Katy: A bold carpet sets the style for the rest of the room. Furniture with legs will lift the pieces from ground level and create some separation between the bold carpet and furniture, allowing breathing space for each item.

Steph: Look at the furniture in place and consider its colour and texture against the carpet, does it co-ordinate or clash enough to make it work in the overall look of the room? Does the style fit with the pattern of the carpet? If it’s staying, furniture can often be painted rather than replaced. If the piece works well in function and overall style but needs a change of colour or tone then painting it is a quick, economic option. 

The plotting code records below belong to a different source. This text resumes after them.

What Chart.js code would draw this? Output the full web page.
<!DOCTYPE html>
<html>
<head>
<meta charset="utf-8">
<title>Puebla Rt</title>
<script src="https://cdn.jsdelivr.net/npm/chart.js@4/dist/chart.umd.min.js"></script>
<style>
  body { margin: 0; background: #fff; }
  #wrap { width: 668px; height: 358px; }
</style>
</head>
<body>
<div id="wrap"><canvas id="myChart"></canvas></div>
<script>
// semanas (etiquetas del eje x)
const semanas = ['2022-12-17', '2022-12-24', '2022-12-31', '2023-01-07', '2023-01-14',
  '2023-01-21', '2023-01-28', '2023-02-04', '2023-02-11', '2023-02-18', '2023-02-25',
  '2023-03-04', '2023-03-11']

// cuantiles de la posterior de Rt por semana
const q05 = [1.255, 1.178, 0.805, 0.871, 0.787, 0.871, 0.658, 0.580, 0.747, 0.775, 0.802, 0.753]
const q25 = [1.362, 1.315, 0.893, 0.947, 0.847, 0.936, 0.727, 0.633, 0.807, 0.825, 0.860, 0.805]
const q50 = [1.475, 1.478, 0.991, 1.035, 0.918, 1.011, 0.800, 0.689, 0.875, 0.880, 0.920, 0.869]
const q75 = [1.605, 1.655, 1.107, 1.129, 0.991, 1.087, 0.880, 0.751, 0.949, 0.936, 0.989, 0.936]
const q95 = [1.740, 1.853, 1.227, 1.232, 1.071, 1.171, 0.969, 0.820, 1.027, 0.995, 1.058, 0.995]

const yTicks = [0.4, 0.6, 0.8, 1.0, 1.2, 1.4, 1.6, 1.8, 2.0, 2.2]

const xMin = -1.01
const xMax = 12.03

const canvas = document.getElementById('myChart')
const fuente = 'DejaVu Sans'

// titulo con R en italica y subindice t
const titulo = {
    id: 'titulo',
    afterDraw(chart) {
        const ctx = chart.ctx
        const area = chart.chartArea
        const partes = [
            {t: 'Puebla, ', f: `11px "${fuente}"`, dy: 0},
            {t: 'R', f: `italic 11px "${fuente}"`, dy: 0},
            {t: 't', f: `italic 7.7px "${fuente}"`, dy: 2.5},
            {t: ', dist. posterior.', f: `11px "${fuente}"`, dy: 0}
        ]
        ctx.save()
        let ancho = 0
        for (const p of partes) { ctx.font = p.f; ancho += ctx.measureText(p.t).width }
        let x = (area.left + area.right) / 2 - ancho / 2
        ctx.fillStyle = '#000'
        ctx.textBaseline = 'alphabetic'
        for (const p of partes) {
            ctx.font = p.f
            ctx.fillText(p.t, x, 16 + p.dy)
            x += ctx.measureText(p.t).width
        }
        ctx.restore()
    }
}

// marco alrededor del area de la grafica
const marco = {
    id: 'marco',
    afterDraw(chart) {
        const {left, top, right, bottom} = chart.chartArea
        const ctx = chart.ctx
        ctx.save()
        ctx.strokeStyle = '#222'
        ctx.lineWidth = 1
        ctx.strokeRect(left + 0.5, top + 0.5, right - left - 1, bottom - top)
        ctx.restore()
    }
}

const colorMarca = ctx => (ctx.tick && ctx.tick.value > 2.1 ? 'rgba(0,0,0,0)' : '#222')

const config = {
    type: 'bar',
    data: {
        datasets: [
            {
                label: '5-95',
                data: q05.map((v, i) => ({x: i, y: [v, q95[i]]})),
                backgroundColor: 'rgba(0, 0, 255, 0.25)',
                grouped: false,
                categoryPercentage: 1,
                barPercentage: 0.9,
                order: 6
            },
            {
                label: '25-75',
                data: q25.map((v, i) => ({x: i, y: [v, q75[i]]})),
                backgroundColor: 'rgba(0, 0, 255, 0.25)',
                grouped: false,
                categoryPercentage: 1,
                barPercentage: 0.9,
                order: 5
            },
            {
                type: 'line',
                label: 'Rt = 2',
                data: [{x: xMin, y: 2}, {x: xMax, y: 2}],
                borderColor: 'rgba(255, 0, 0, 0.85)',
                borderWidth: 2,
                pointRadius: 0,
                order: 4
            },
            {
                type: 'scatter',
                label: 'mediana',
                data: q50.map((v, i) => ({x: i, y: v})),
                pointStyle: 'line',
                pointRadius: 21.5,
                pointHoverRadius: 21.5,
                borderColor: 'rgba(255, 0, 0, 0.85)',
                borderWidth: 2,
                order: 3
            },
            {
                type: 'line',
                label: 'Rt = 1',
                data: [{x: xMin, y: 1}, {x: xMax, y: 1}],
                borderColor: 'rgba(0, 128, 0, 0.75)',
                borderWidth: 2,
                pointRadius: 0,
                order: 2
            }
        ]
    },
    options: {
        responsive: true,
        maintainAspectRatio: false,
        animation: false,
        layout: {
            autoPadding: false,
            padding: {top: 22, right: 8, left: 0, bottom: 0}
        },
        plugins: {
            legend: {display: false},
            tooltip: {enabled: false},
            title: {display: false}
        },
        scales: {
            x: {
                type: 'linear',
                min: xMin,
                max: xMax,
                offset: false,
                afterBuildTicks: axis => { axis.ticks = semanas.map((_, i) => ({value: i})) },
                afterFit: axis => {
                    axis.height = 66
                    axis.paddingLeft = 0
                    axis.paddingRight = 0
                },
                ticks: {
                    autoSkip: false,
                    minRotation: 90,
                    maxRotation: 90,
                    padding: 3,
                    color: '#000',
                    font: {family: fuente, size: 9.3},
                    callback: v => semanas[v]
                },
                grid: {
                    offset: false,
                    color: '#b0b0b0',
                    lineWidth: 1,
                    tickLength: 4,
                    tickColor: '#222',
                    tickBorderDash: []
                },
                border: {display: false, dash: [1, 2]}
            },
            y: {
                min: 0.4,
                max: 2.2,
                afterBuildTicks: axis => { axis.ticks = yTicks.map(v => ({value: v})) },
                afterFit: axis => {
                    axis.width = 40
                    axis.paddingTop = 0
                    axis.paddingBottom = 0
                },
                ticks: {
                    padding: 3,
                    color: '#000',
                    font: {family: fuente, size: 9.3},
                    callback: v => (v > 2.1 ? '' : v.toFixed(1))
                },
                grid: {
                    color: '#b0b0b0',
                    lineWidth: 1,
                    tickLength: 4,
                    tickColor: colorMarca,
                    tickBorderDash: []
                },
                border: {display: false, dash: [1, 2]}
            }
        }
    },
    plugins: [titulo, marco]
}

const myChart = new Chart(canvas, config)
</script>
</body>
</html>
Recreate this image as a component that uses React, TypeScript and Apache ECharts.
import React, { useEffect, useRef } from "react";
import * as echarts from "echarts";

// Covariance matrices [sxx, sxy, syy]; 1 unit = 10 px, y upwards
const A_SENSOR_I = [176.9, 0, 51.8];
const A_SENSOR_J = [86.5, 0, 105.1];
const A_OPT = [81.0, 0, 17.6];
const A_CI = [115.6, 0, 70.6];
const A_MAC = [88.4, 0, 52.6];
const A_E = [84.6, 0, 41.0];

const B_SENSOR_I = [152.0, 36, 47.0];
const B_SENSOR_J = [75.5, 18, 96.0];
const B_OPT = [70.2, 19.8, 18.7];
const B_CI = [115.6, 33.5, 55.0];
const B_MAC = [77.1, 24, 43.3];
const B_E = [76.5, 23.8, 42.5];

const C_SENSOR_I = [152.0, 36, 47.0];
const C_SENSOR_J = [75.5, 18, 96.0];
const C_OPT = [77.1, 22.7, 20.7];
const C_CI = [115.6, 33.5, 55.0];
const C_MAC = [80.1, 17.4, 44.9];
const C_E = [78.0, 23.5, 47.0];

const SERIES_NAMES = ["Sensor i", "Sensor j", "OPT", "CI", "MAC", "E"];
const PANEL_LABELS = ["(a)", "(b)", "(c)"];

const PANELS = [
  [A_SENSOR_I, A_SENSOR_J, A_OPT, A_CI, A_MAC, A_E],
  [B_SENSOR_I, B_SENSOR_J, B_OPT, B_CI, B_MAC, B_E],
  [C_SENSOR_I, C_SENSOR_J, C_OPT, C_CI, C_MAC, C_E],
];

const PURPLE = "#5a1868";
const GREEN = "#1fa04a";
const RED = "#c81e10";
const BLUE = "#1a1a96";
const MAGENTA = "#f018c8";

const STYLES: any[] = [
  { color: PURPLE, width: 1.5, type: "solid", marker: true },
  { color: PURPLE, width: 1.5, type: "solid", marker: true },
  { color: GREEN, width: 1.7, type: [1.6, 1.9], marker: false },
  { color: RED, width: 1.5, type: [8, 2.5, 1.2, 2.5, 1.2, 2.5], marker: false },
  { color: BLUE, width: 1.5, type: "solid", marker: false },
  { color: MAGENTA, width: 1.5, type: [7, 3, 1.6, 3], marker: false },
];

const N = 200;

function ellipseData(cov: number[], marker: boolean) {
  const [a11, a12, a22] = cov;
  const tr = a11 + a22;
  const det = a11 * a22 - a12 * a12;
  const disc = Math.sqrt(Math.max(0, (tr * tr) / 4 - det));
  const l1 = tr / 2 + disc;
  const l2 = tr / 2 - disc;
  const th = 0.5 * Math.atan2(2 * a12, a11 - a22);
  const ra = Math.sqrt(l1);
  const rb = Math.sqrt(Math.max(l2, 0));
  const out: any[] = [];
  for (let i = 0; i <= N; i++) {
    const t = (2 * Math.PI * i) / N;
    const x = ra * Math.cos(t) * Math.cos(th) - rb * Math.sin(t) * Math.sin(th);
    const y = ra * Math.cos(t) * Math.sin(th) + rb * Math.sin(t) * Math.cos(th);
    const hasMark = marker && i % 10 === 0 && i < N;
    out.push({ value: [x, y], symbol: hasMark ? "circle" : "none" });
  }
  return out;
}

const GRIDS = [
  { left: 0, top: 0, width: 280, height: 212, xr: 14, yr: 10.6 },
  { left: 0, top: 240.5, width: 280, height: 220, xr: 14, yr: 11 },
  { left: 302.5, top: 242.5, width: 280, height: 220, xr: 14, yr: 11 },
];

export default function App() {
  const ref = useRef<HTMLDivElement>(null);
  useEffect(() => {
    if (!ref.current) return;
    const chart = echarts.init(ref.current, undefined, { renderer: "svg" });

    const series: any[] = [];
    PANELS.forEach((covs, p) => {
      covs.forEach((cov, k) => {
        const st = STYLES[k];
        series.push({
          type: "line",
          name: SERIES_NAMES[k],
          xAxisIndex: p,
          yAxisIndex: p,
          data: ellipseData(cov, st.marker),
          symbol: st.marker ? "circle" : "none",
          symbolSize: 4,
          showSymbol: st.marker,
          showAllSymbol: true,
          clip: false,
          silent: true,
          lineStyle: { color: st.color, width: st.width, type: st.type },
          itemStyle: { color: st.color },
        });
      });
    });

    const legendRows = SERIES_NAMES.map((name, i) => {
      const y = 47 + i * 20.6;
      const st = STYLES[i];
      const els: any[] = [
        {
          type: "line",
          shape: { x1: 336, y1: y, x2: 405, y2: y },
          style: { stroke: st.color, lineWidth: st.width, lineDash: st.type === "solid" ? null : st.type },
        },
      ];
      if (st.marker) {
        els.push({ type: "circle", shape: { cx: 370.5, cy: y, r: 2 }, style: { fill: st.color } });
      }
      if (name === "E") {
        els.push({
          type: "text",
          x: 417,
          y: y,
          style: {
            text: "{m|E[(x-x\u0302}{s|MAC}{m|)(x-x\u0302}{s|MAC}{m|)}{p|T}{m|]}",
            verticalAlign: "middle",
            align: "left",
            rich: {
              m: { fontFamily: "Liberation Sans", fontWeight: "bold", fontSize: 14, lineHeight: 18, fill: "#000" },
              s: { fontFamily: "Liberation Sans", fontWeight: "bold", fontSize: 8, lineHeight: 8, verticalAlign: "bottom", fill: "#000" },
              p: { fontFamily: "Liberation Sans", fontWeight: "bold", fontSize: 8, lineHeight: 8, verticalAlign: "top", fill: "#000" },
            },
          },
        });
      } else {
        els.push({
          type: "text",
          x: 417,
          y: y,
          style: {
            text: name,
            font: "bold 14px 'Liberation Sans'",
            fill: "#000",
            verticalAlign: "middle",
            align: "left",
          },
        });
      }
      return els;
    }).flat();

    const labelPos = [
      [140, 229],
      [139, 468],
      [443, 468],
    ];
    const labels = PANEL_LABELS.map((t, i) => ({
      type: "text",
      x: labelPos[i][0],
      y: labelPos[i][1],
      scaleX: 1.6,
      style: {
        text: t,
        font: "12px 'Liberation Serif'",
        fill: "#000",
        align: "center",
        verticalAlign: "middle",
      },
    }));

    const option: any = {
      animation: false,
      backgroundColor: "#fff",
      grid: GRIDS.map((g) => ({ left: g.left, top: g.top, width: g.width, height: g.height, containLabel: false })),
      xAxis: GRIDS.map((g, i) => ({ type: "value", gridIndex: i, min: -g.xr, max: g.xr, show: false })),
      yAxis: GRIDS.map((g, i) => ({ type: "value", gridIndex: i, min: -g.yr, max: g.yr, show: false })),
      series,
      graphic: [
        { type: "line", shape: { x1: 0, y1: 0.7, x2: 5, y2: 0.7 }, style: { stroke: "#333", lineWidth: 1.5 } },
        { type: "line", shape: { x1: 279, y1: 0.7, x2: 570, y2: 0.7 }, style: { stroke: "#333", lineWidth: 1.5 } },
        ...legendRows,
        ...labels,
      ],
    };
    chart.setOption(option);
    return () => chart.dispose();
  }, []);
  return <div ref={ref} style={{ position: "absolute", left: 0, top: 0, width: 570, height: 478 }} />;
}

Shelley: I’d suggest simple furniture, uncluttered walls (with either a neutral colour or one that ties in with part of the pattern in the carpet), pared back furnishings and classic lighting.

colourful carpet

Wall décor and colour scheme

Steph: Start with the overall wall, the colour and texture, is it papered or painted? Do you require it to change colour? If so, then paint is the best option for a quick fix. Paint effects are a remerging trend; an ombre effect on a wall can complement a bold floor covering well, or a stripe (or multiples of) will move your eye around the room and can bring a pop of colour to otherwise plain walls. Think about your artwork, what are you planning to hang on the wall and where? 

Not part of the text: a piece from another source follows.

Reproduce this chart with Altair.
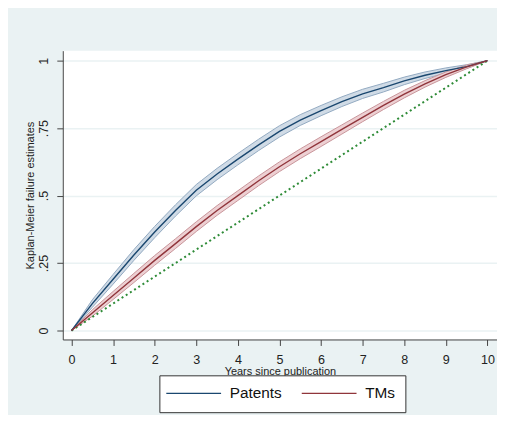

Shelley: Bold carpets can look wonderful in an eclectic and bolder scheme by having contrasting colours in the wall décor. For a subtle approach, offset the colours/pattern in the carpet with white walls and introduce a few pops of colour in the form of cushions, wall art and furniture. 

Katy: For wall decor you could opt for more of a textured wallpaper which will complement the colours of the flooring but not detract from the patterning of the carpet.

pink wall and furniture

Soft furnishings

Katy: In soft furnishings I think it’s important to choose colours that aren’t too similar to the carpet, in order to add contrast. Also, consider selecting contrasting textures such as leather or velvet.

Steph: Soft furnishings and accessories are a great way to bring in accent colours to tie a room scheme together. Using one or two colours from a bold patterned carpet on the scatter cushions on a sofa or bed will give the room a cohesive and considered look. 

Shelley: No matter what pattern you choose, the colours should flatter the rest of your room’s design and style. If you want the carpet to be the main focal point, then I would scale back on all the other elements. 

yellow sofa

Lighting

Katy: The finishing touch will be lighting, low level lighting will help to highlight the detailing and patterning in the carpet, particularly on an evening or you could use wall lighting to balance the emphasis of the room. It all depends on what mood you’re trying to create.

Steph: Lighting is key in any room, think about both natural and artificial lights, what you use the room for, which directions the windows face and if any areas need additional light. Also have a look at your lightbulbs, these can change the tones of colours greatly, these days they come in a good range of soft, warm or bright light effects.